If it was open source, BCeSIS might just be moving forward as other jurisdictions might have picked it up. It might be cheaper and easier to maintain. It won't be any worse.
Why isn't the government open source by default?
Let's just play devils advocate here and see why a large project wouldn't do open source. And by open source, we mean the software developed for a project like BCeSIS. You can still have an open source project and use Oracle.
- The business needs and intellectual property moat. But, the government is not trying to defend a business model. The goal should be to get other jurisdictions to work on this project and get as much input as possible.
- Security. We know that security by obscurity is bogus. We aren't asking you to put the usernames or passwords to your database in the public, just code. We don't even want you to do something silly like copy sensitive production data downstream.
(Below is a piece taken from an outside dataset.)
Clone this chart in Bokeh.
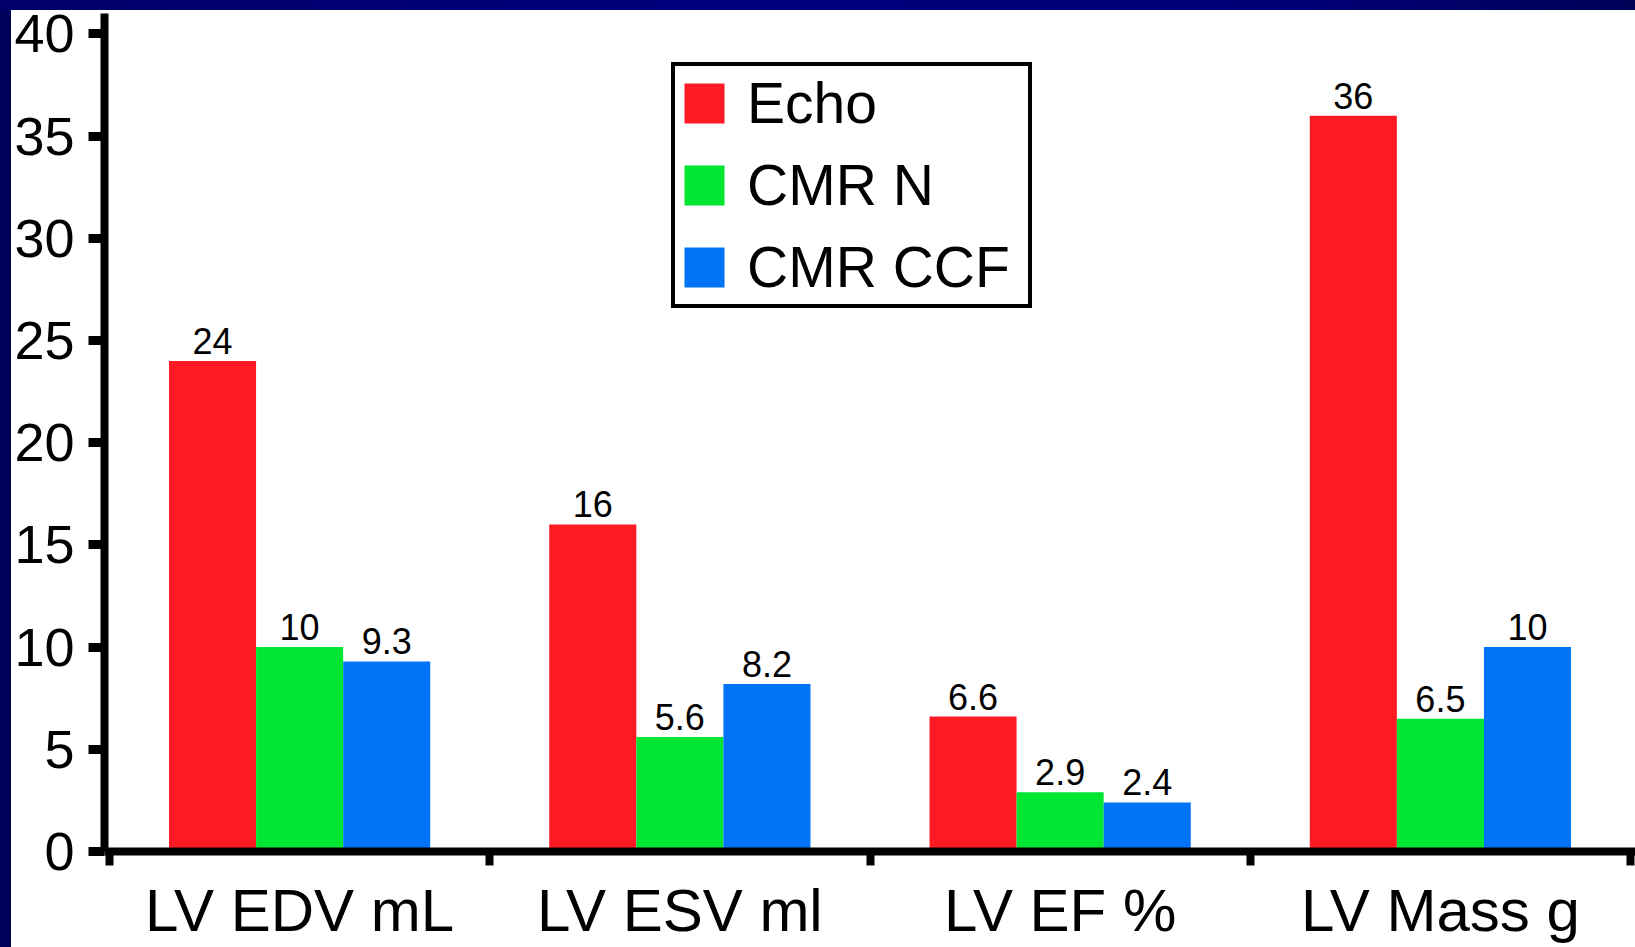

- There are legal ramifications. I think those have been pretty much resolved these days, if you chose an appropriate license.
- It's too much effort. If you are open by default, it actually becomes quite easy. Making things closed becomes the hard and painful part, it's amazing how quickly and easily it flips around.
- The consulting company won't let us. Then the government needs to dictate to the consulting companies or find other ones. There's plenty of them.
Conclusion
The conclusion from the report is that there a few vendors who can provide and off the shelf solution and it will be backed by Oracle, Microsoft or Java technology. I bet it won't be open source code.
It's not a simple "I can throw that together using Rails for 5k on a weekend" project. It could be accomplished with an open source software stack and it could be done with all the code being open source. And that would present a much brighter future for the software and for the poor teachers and admininstrators who have to suffer it.
The brief informal poll of exactly one teacher, my wife, when I told her of the scrapping of BCeSIS was "woohoo, it sucks". I hope the new one is better.
Update: how to change your password. Must be 8-14 chars, numbers, letters, one of $, # or _ and must start with a letter or number. Lovely.